What we do get is the not-inconsiderable pleasure of watching a gun-slinging American slave take his brutal, insane, hilarious revenge on a bunch of mental-defective white Southerners who sure do have it coming.  And what the movie, which tirelessly quotes '70s spaghetti-Western and blaxploitation flicks, never lets us forget is that this thrill is brought to us by the movies, which institution's ability to fulfill wishes is as boundless as our violence-obsessed American imaginations care to let it be.

So be careful what you wish for, America, says the closing scene of Django Unchained (much like the movie-theater-massacre scene near the end of Inglorious Basterds). Because Hollywood will give it to you.  And the brain that finds its delight in the dark is the same one you'll take back out to the parking lot after the lights come up again. 

2. One thing that's always been simultaneously excellent and awful about the U.S. is its antipathy to history, its conviction that history's lessons simply don't apply to it or to anything that goes on inside its borders.  On the one hand, this results in a citizenry embarrassingly baffled by events like 9/11.  (Why is all this Jewish/Palestinian stuff coming over here into our New York City?)  On the other, it results in a citizenry brave enough to elect Barack Obama, who would have looked mighty like a slave just a couple short human lifetimes ago, president. 

Oh how Django Unchained participates in this American proclivity.  It literally (I guess) dynamites American history, congratulating American audiences on being part of a nation hip enough to give its own history the finger.  Gleefully rewriting the high-school textbooks, morphing abject trod-upons into fire-breathing hellions, the movie invites us, maybe foolishly, to overlook the grim reality too many black Americans still live in today, a century and a half to the minute after the Emancipation Proclamationa reality birthed by a history no mega-badass Django Freeman will be riding in and blowing up anytime soon.

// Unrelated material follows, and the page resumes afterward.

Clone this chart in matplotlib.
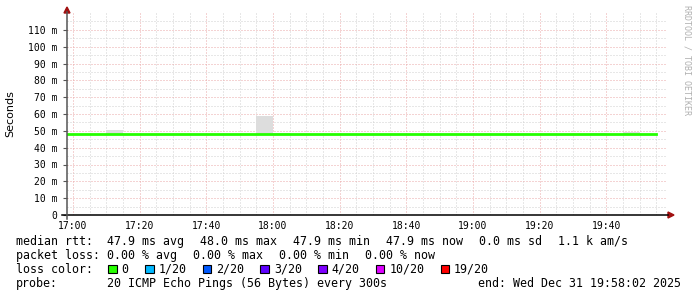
import matplotlib
matplotlib.use('Agg')
import matplotlib.pyplot as plt
from matplotlib.patches import Rectangle, Polygon
from matplotlib.lines import Line2D

# step start times, minutes after 17:00 (5 min steps, 16:55 .. 19:50)
minutes = [-5, 0, 5, 10, 15, 20, 25, 30, 35, 40, 45, 50, 55, 60, 65, 70, 75, 80,
           85, 90, 95, 100, 105, 110, 115, 120, 125, 130, 135, 140, 145, 150,
           155, 160, 165, 170]
median_ms = [47.9] * 36
smoke_lo_ms = [47.6] * 36
smoke_hi_ms = [48.1, 48.1, 48.2, 50.2, 48.1, 48.1, 48.2, 48.1, 48.1, 48.1, 48.2, 48.1,
               58.7, 48.8, 48.2, 48.1, 48.1, 48.1, 48.2, 48.1, 48.1, 48.1, 48.2, 48.1,
               48.1, 48.1, 48.2, 48.1, 48.1, 48.1, 48.1, 48.2, 48.8, 48.1, 49.4, 48.1]
tick_minutes = [0, 20, 40, 60, 80, 100, 120, 140, 160]
tick_labels = ['17:00', '17:20', '17:40', '18:00', '18:20', '18:40', '19:00', '19:20', '19:40']
y_ticks = [0, 10, 20, 30, 40, 50, 60, 70, 80, 90, 100, 110]
y_labels = ['0'] + ['%d m' % v for v in y_ticks[1:]]

loss_labels = ['0', '1/20', '2/20', '3/20', '4/20', '10/20', '19/20']
loss_colors = ['#26ff00', '#00b8ff', '#0059ff', '#5e00ff', '#7e00ff', '#dd00ff', '#ff0000']

W, H = 697, 297
def fx(x):
    return x / W
def fy(y):
    return 1 - y / H

mono = 'DejaVu Sans Mono'
fig = plt.figure(figsize=(W / 100, H / 100), dpi=100)
ax = fig.add_axes([fx(67), fy(215), 600 / W, 202 / H])

# grid, dotted
dots = (0, (1, 2))
for m in range(-5, 180, 5):
    c = '#eaa8a8' if m % 20 == 0 else '#d0d0d0'
    ax.axvline(m, color=c, lw=0.72, ls=dots, zorder=0)
for v in range(5, 120, 5):
    c = '#eaa8a8' if v % 10 == 0 else '#d0d0d0'
    ax.axhline(v, color=c, lw=0.72, ls=dots, zorder=0)

t = minutes + [minutes[-1] + 5]
ax.fill_between(t, smoke_lo_ms + [smoke_lo_ms[-1]], smoke_hi_ms + [smoke_hi_ms[-1]],
                step='post', color='#dddddd', lw=0, zorder=1)
ax.step(t, median_ms + [median_ms[-1]], where='post', color='#26ff00', lw=2.0, zorder=2)

ax.set_xlim(-1.8, 178.2)
ax.set_ylim(0, 120)
ax.set_xticks(tick_minutes)
ax.set_xticklabels(tick_labels, fontfamily=mono, fontsize=7)
ax.set_yticks(y_ticks)
ax.set_yticklabels(y_labels, fontfamily=mono, fontsize=7)
ax.tick_params(axis='x', length=0, pad=4)
ax.tick_params(axis='y', length=3, width=0.8, pad=4, color='#555555')
for s in ax.spines.values():
    s.set_visible(False)
ax.patch.set_alpha(0)

# axis lines with arrows
fig.add_artist(Line2D([fx(62), fx(668)], [fy(215), fy(215)], color='black', lw=1.1))
fig.add_artist(Line2D([fx(67), fx(67)], [fy(219), fy(12)], color='#555555', lw=1.1))
fig.add_artist(Polygon([[fx(668), fy(212)], [fx(674), fy(215)], [fx(668), fy(218)]],
                       closed=True, color='#a01010'))
fig.add_artist(Polygon([[fx(64), fy(13)], [fx(67), fy(7)], [fx(70), fy(13)]],
                       closed=True, color='#a01010'))

fig.text(fx(10), fy(114), 'Seconds', rotation=90, ha='center', va='center', fontsize=8)
fig.text(fx(687), fy(5), 'RRDTOOL / TOBI OETIKER', rotation=270, ha='center', va='top',
         fontsize=6, fontfamily=mono, color='#b0b0b0')

fs = 8.4
pitch = 7.0
gap = 16

def txt(x, y, s, **kw):
    # y is the text centre in pixels, drawn on the baseline
    fig.text(fx(x), fy(y + 4), s, fontfamily=mono, fontsize=fs, va='baseline', **kw)

def row(y, label, items):
    txt(16, y, label)
    x = 107
    for it in items:
        txt(x, y, it)
        x += len(it) * pitch + gap

row(241, 'median rtt:', ['47.9 ms avg', '48.0 ms max', '47.9 ms min', '47.9 ms now',
                         '0.0 ms sd', '1.1 k am/s'])
row(255, 'packet loss:', ['0.00 % avg', '0.00 % max', '0.00 % min', '0.00 % now'])

txt(16, 269, 'loss color:')
x = 108.3
for lab, col in zip(loss_labels, loss_colors):
    fig.add_artist(Rectangle((fx(x), fy(273)), 8.5 / W, 8.5 / H, facecolor=col,
                             edgecolor='black', lw=0.8))
    txt(x + 13.4, 269, lab)
    x += 13.4 + len(lab) * pitch + 16.3

txt(16, 283, 'probe:')
txt(107, 283, '20 ICMP Echo Pings (56 Bytes) every 300s')
txt(681, 283, 'end: Wed Dec 31 19:58:02 2025', ha='right')

fig.savefig('out.png', dpi=100)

But then isn't all the smoke and splatter thrillingly protean, too?  Doesn't Obama's America deserve at least one truly celebratory Hollywood movie, movies being, like, windows on the American soul? And doesn't the U.S.'s going from Emancipation Proclamation to black president in less than a century and a half (holy hell: maybe history doesn't much matter in America) deserve at least one great fireworks display of the sort Django ends with?  And isn't that the real meaning of Django's horse's dressage steps there among the embers—a final up-yours to all the racists, subtle and otherwise, who convinced themselves America would vote for a stuffed-shirt, dressage-loving buffoon like Mitt Romney just because he was white, which fact, owing to our history, should, like, mean something? 

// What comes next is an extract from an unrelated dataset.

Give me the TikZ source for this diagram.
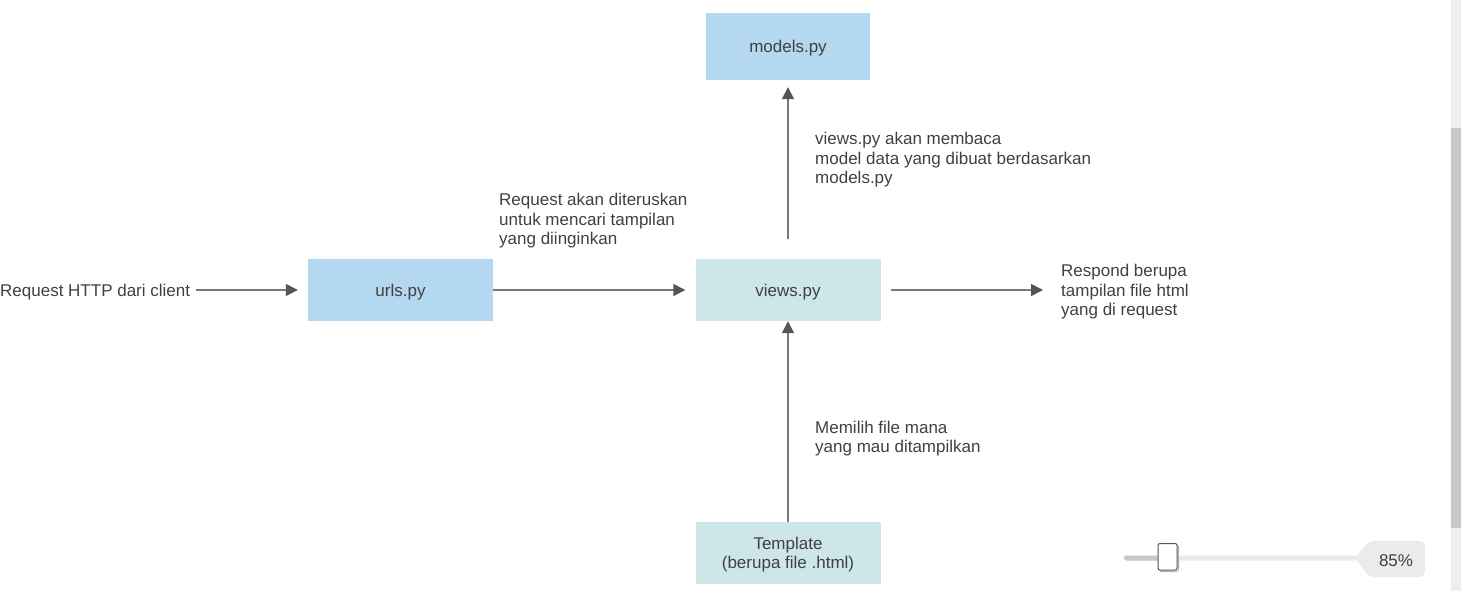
\documentclass[tikz,border=0pt]{standalone}
\usepackage{fontspec}
\setmainfont{Liberation Sans}
\usetikzlibrary{arrows.meta}
\definecolor{boxblue}{RGB}{180,216,239}
\definecolor{boxteal}{RGB}{205,230,232}
\definecolor{txt}{RGB}{64,64,64}
\definecolor{linec}{RGB}{120,120,120}
\definecolor{headc}{RGB}{85,85,85}
\definecolor{sbtrack}{RGB}{238,238,238}
\definecolor{sbthumb}{RGB}{200,200,200}
\definecolor{sltrack}{RGB}{235,235,235}
\begin{document}
\begin{tikzpicture}[x=1pt,y=-1pt,
  every node/.style={font=\fontsize{17}{19.4}\selectfont, text=txt},
  blk/.style={draw=none, minimum width=185pt, minimum height=62pt, inner sep=0pt, text depth=0pt},
  lbl/.style={align=left, inner sep=0pt, anchor=west},
  conn/.style={draw=linec, line width=1.5pt, -{Triangle[length=12pt,width=12pt,fill=headc,color=headc]}}
]
\useasboundingbox (0,0) rectangle (1461,591);
% boxes
\node[blk, fill=boxblue] (urls) at (400.5,290) {urls.py};
\node[blk, fill=boxteal] (views) at (788,290) {views.py};
\node[blk, fill=boxblue, minimum width=164pt, minimum height=67pt] (models) at (788,46.5) {models.py};
\node[blk, fill=boxteal, align=center] (tmpl) at (788,553) {Template\\(berupa file .html)};
% labels
\node[lbl] (req) at (0,292) {Request HTTP dari client};
\node[lbl] (lreq) at (499,221) {Request akan diteruskan\\untuk mencari tampilan\\yang diinginkan};
\node[lbl] (lmod) at (815,160) {views.py akan membaca\\model data yang dibuat berdasarkan\\models.py};
\node[lbl] (resp) at (1061,292) {Respond berupa\\tampilan file html\\yang di request};
\node[lbl] (lpil) at (815,438.5) {Memilih file mana\\yang mau ditampilkan};
% connectors
\draw[conn, shorten <=6pt, shorten >=10pt] (req.east |- urls.west) -- (urls.west);
\draw[conn, shorten >=10pt] (urls.east) -- (views.west);
\draw[conn, shorten <=10pt, shorten >=18pt] (views.east) -- (resp.west |- views.east);
\draw[conn, shorten <=20pt, shorten >=7pt] (views.north) -- (models.south);
\draw[conn] (tmpl.north) -- (views.south);
% scrollbar
\fill[sbtrack] (1451,0) rectangle (1461,591);
\fill[sbthumb] (1451,128) rectangle (1461,528);
% zoom slider
\fill[sltrack, rounded corners=2.5pt] (1124,555.5) rectangle (1362,560.5);
\fill[sbthumb, rounded corners=2.5pt] (1124,555.5) rectangle (1165,560.5);
\fill[sltrack, rounded corners=5pt] (1355,558) -- (1369,541) -- (1425,541) -- (1425,577) -- (1369,577) -- cycle;
\node (zoomlbl) at (1396,561) {85\%};
\draw[black!30, line width=1pt, rounded corners=2pt] (1159.5,545) rectangle (1178.5,571.5);
\draw[headc, fill=white, line width=1pt, rounded corners=2pt] (1158,543.5) rectangle (1177,570);
\end{tikzpicture}
\end{document}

Isn't history blown to smithereens actually a pretty beautiful sight? 

3. While Django Unchained might wind up remembered as the Tarantino movie best capturing its moment's zeitgeist, the fact remains it's lesser Tarantino.  Christoph Waltz, Jamie Foxx, and a never-more-fearless Sam Jackson make the material seem pretty decent.  But don't look or listen too closely—because Django's characters are strictly comic-book fare, lacking anything like the depth and complexity of those we know from Pulp Fiction or, especially, Jackie Brown.  (It's a shame Tarantino's sworn off novel adaptations, since what he did with that Elmore Leonard book was pretty choice.) 

Leo DiCaprio is badly miscast as Calvin Candie; the role should have gone to Don Johnson, who's way more menacing as a slave owner called Big Daddy, gone from the movie too soon. 

And one last gripe: how does DiCaprio's Candie inspect, in one scene, the bleached  insides of a long-dead slave's skull, pointing out dimples bespeaking servitude and docility, and not have the insides of his own skull inspected in like fashion by, say, Django Freeman before the closing credits roll?  

The tune is called "Bloodbath," Mr. Tarantino.  Let's take care to hit all the notes.